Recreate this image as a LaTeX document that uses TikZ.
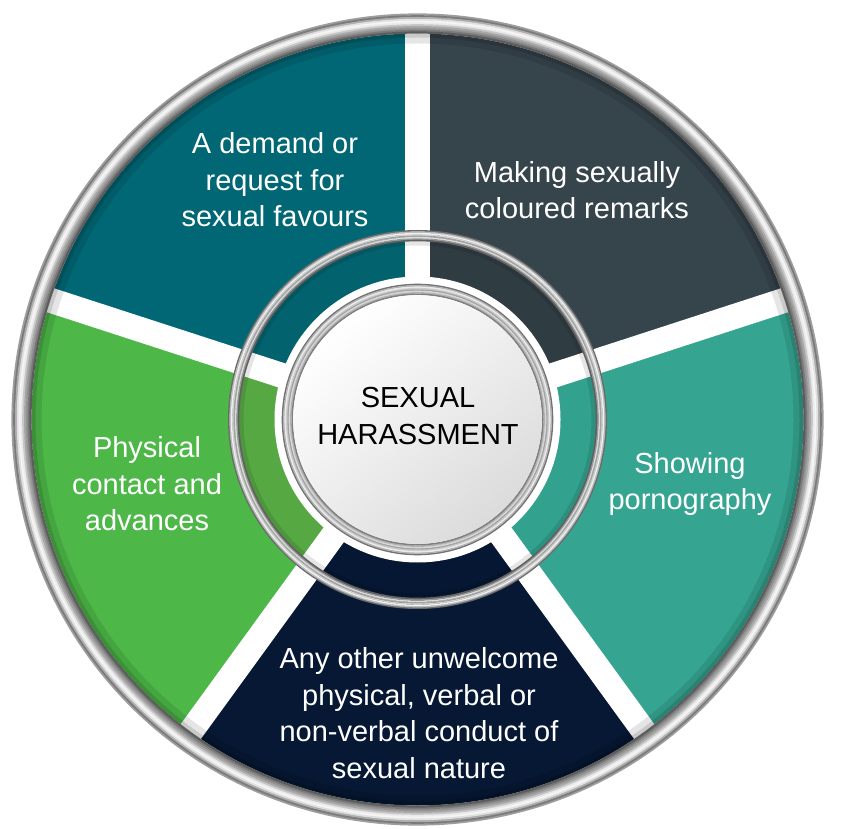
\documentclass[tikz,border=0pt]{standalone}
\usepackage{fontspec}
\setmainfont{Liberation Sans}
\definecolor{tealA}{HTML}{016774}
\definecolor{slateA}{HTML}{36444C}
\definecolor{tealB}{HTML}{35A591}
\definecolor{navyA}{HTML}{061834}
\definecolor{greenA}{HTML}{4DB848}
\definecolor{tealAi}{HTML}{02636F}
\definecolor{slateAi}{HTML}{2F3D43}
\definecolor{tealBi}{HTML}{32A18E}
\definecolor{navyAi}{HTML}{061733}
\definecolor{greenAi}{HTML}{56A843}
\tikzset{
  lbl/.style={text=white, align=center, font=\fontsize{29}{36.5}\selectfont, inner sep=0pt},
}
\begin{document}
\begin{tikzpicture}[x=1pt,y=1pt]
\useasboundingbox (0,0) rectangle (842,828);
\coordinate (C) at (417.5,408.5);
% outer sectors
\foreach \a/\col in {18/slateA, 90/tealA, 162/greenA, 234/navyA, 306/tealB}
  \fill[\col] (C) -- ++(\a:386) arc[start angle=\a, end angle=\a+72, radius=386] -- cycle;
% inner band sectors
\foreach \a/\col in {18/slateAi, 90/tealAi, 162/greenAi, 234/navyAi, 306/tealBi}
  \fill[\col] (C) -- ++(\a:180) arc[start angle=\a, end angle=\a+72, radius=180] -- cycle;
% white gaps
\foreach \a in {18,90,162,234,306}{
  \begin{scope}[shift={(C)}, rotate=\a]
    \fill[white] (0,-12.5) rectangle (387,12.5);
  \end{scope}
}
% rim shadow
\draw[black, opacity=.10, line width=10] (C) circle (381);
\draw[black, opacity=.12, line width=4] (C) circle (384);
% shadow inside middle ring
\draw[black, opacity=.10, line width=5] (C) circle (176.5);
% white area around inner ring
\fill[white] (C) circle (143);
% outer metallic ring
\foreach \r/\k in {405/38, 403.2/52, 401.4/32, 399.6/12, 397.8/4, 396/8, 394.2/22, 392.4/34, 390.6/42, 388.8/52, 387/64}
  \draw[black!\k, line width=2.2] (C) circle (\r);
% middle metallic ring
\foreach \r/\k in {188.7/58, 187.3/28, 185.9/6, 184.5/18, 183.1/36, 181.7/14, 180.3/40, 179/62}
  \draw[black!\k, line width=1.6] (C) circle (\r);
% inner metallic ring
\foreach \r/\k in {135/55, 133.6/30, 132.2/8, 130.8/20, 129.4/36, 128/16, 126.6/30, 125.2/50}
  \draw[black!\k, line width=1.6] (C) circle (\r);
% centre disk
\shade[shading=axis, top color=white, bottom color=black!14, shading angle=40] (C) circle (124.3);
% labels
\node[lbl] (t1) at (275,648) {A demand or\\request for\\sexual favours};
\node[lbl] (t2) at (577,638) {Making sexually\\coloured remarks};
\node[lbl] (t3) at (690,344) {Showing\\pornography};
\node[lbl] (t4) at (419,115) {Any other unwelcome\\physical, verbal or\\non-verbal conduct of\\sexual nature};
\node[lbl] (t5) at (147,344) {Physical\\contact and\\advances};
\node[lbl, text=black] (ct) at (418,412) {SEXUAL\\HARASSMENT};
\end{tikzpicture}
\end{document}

::::::::::

WHAT IS EXPECTED:
Skip every picture and transcribe the data above exactly.

RESULT OF THE TASK:
Recreate this image as a LaTeX document that uses TikZ.
\documentclass[tikz,border=0pt]{standalone}
\usepackage{fontspec}
\setmainfont{Liberation Sans}
\definecolor{tealA}{HTML}{016774}
\definecolor{slateA}{HTML}{36444C}
\definecolor{tealB}{HTML}{35A591}
\definecolor{navyA}{HTML}{061834}
\definecolor{greenA}{HTML}{4DB848}
\definecolor{tealAi}{HTML}{02636F}
\definecolor{slateAi}{HTML}{2F3D43}
\definecolor{tealBi}{HTML}{32A18E}
\definecolor{navyAi}{HTML}{061733}
\definecolor{greenAi}{HTML}{56A843}
\tikzset{
  lbl/.style={text=white, align=center, font=\fontsize{29}{36.5}\selectfont, inner sep=0pt},
}
\begin{document}
\begin{tikzpicture}[x=1pt,y=1pt]
\useasboundingbox (0,0) rectangle (842,828);
\coordinate (C) at (417.5,408.5);
% outer sectors
\foreach \a/\col in {18/slateA, 90/tealA, 162/greenA, 234/navyA, 306/tealB}
  \fill[\col] (C) -- ++(\a:386) arc[start angle=\a, end angle=\a+72, radius=386] -- cycle;
% inner band sectors
\foreach \a/\col in {18/slateAi, 90/tealAi, 162/greenAi, 234/navyAi, 306/tealBi}
  \fill[\col] (C) -- ++(\a:180) arc[start angle=\a, end angle=\a+72, radius=180] -- cycle;
% white gaps
\foreach \a in {18,90,162,234,306}{
  \begin{scope}[shift={(C)}, rotate=\a]
    \fill[white] (0,-12.5) rectangle (387,12.5);
  \end{scope}
}
% rim shadow
\draw[black, opacity=.10, line width=10] (C) circle (381);
\draw[black, opacity=.12, line width=4] (C) circle (384);
% shadow inside middle ring
\draw[black, opacity=.10, line width=5] (C) circle (176.5);
% white area around inner ring
\fill[white] (C) circle (143);
% outer metallic ring
\foreach \r/\k in {405/38, 403.2/52, 401.4/32, 399.6/12, 397.8/4, 396/8, 394.2/22, 392.4/34, 390.6/42, 388.8/52, 387/64}
  \draw[black!\k, line width=2.2] (C) circle (\r);
% middle metallic ring
\foreach \r/\k in {188.7/58, 187.3/28, 185.9/6, 184.5/18, 183.1/36, 181.7/14, 180.3/40, 179/62}
  \draw[black!\k, line width=1.6] (C) circle (\r);
% inner metallic ring
\foreach \r/\k in {135/55, 133.6/30, 132.2/8, 130.8/20, 129.4/36, 128/16, 126.6/30, 125.2/50}
  \draw[black!\k, line width=1.6] (C) circle (\r);
% centre disk
\shade[shading=axis, top color=white, bottom color=black!14, shading angle=40] (C) circle (124.3);
% labels
\node[lbl] (t1) at (275,648) {A demand or\\request for\\sexual favours};
\node[lbl] (t2) at (577,638) {Making sexually\\coloured remarks};
\node[lbl] (t3) at (690,344) {Showing\\pornography};
\node[lbl] (t4) at (419,115) {Any other unwelcome\\physical, verbal or\\non-verbal conduct of\\sexual nature};
\node[lbl] (t5) at (147,344) {Physical\\contact and\\advances};
\node[lbl, text=black] (ct) at (418,412) {SEXUAL\\HARASSMENT};
\end{tikzpicture}
\end{document}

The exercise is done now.